Friday, June 22, 2012

Laws Unenforced Aren't Laws At All

I grew up in Georgia so we were all warned about it. If a happy couple you knew chose to perform this act on each other - Lewinsky - the police had the right to come bust down the door and arrest them! There were always those urban tales about that exact thing happening in "the next county over" or "out near Dahlonega somewhere." It was a silly law that remained on the books for years after I left Georgia. The legislature finally purged it from the statutes with a smirk and a bang of the old gavel.
Outdated silly law, really. Everyone who was even just a little bit adventurous in that way, was breaking it, after all.
A law unenforced is no law at all.
Arcane laws invented by prudes who don't want adults enjoying themselves in the privacy of the bedroom; guess what, that's apparently the way officialdom in this state feels about our open records laws anymore.
"Public reckerds? Ahm sorreee, ah don't thank we do that eenneemore!
Florida Statute 119 and all its subsections, sometimes referred to as "Government in the Sunshine," is a piece of legislation designed to force government to maintain and keep public records for public review at any reasonable time and under reasonable conditions. Of course there are exemptions but, if the officials decide to apply exemptions of those laws - and there are more and more of these, these days - the officials must reply with the nature of the exemptions, the reason for denying a member of the public from reviewing that record.
The previous post gives the nature of my complaint the events leading up to it and so on. Here's the link to that complaint. It is a serious complaint.

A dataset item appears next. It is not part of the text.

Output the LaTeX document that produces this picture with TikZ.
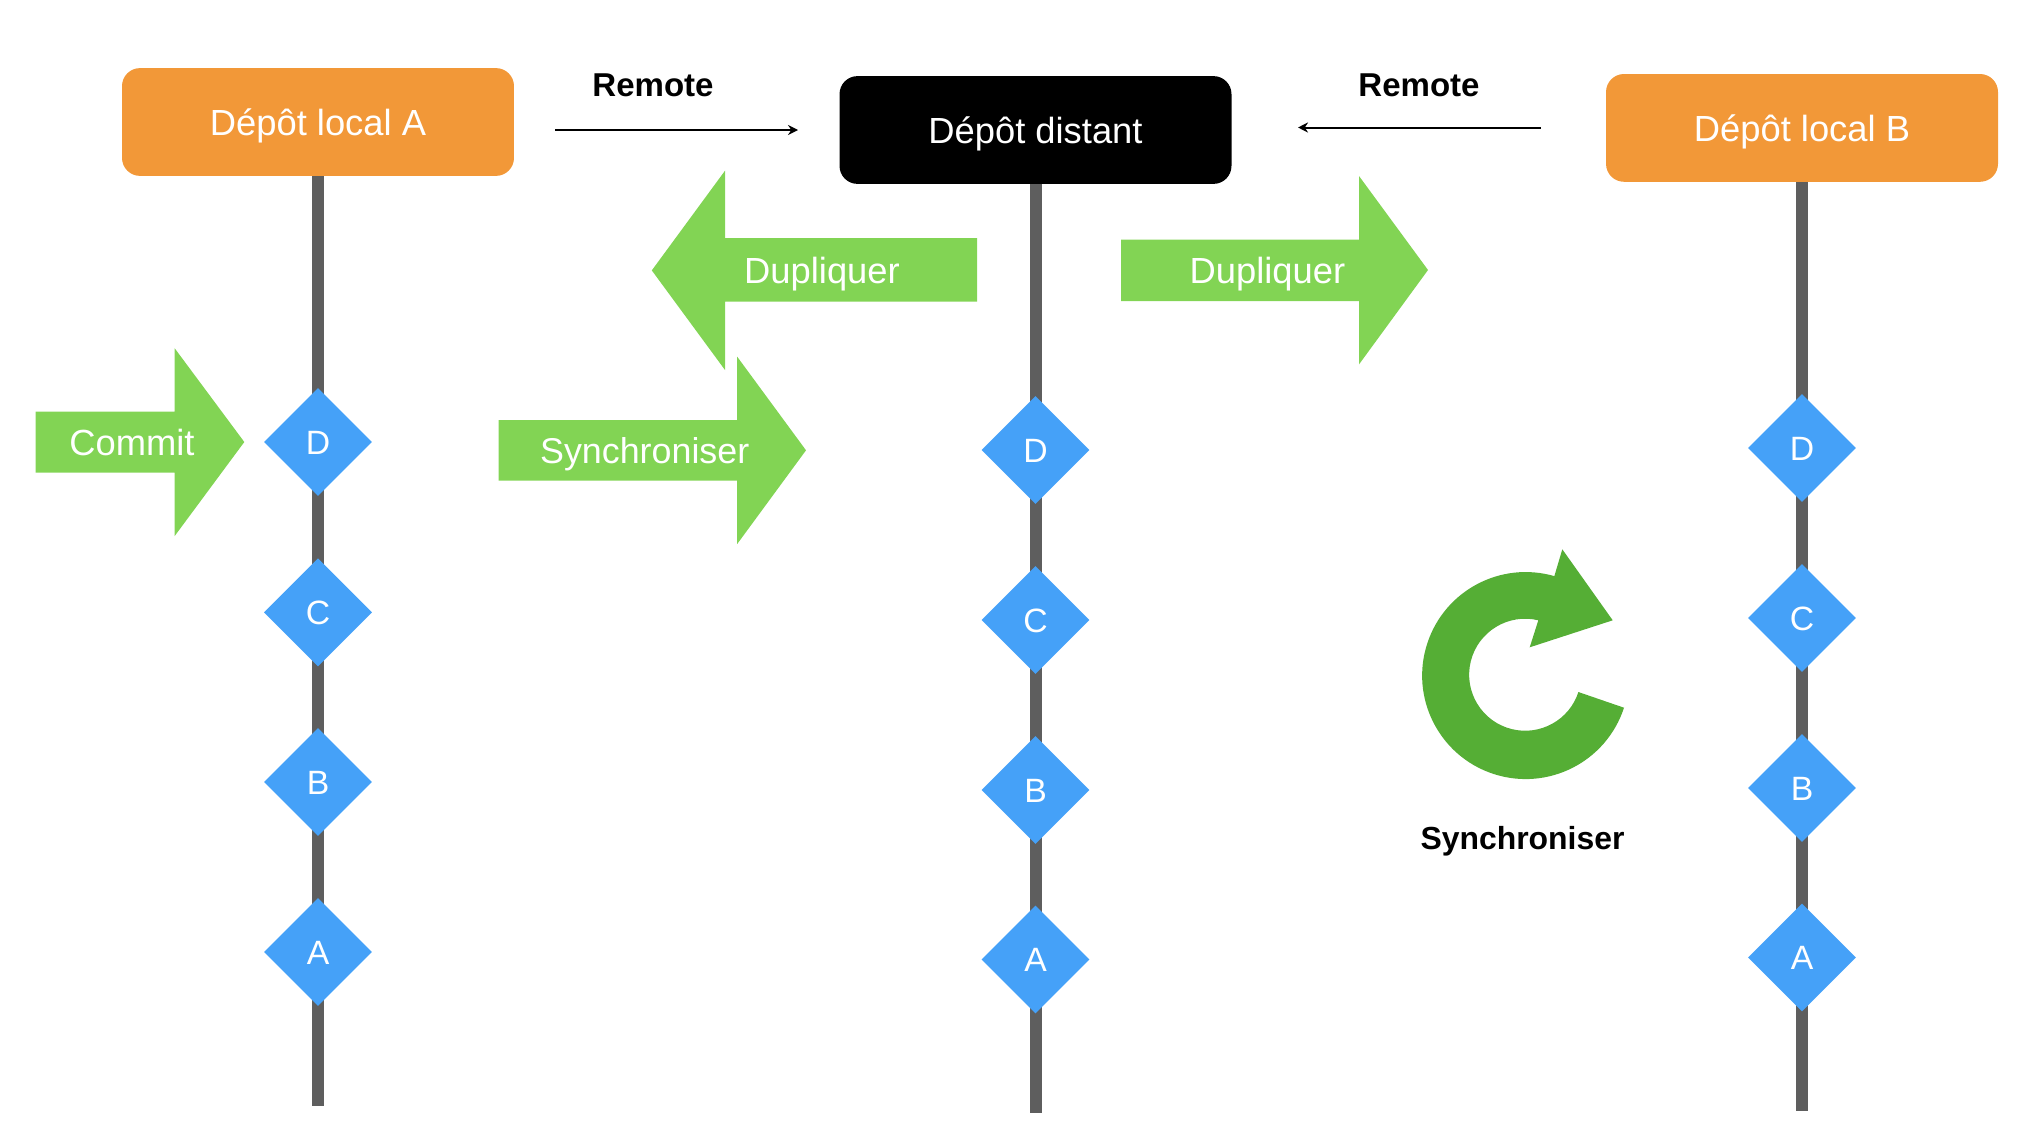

It says that the Supervisor of Elections in one of our most populous counties, denied a member of the public the right to review document in a timely fashion and provided no excuse. Essentially told the member of the public to, uh, well, see the first paragraph on this page and use your imagination. Yes, like that.
The complaint was reviewed by the sheriffs department of Hillsborough County from 4:00 p.m. June 21, 2012 to 4:20 p.m., June 21, 2012 before a detective informed that a supervisor had told him, the department wasn't going to pursue the matter; even to fill out a police report, even to give it a case number. You can see this document is very specific and the issues involved are not easy to grasp for anyone, immediately; at least someone who is not familiar with the exigencies of our voting systems.
I mean, wowzers! That fast?
The sheriff's department didn't want to look into it because - and I quote - "one elected official investigating another elected official just isn't done in Hillsborough."
That's it? 
That's it.
What about the Florida Department of Law Enforcement? I am hoping they will look at it. They'll get to it. It's been sent on up the chain of command, said the detective I spoke to.
And there it sits. Let's remember the FDLE took ten months to investigate the deleted emails of the governor and, in an amazing turn of events, ruled that "oopsie daisy" was as good an excuse as they were going to get from the governor and that's okay by them.
Ten months.
Back to the original point. And you know this where ever you are. There are laws on the books in your state, in your county, that given the present circumstance just don't apply anymore and so every so often officialdom comes along and wipes them off the books.
In the corporate dark ages, unless we fight for these public records laws, bitch and howl when they are blatantly, cynically, sneeringly violated by our public officials, they will go the way of those arcane laws as well.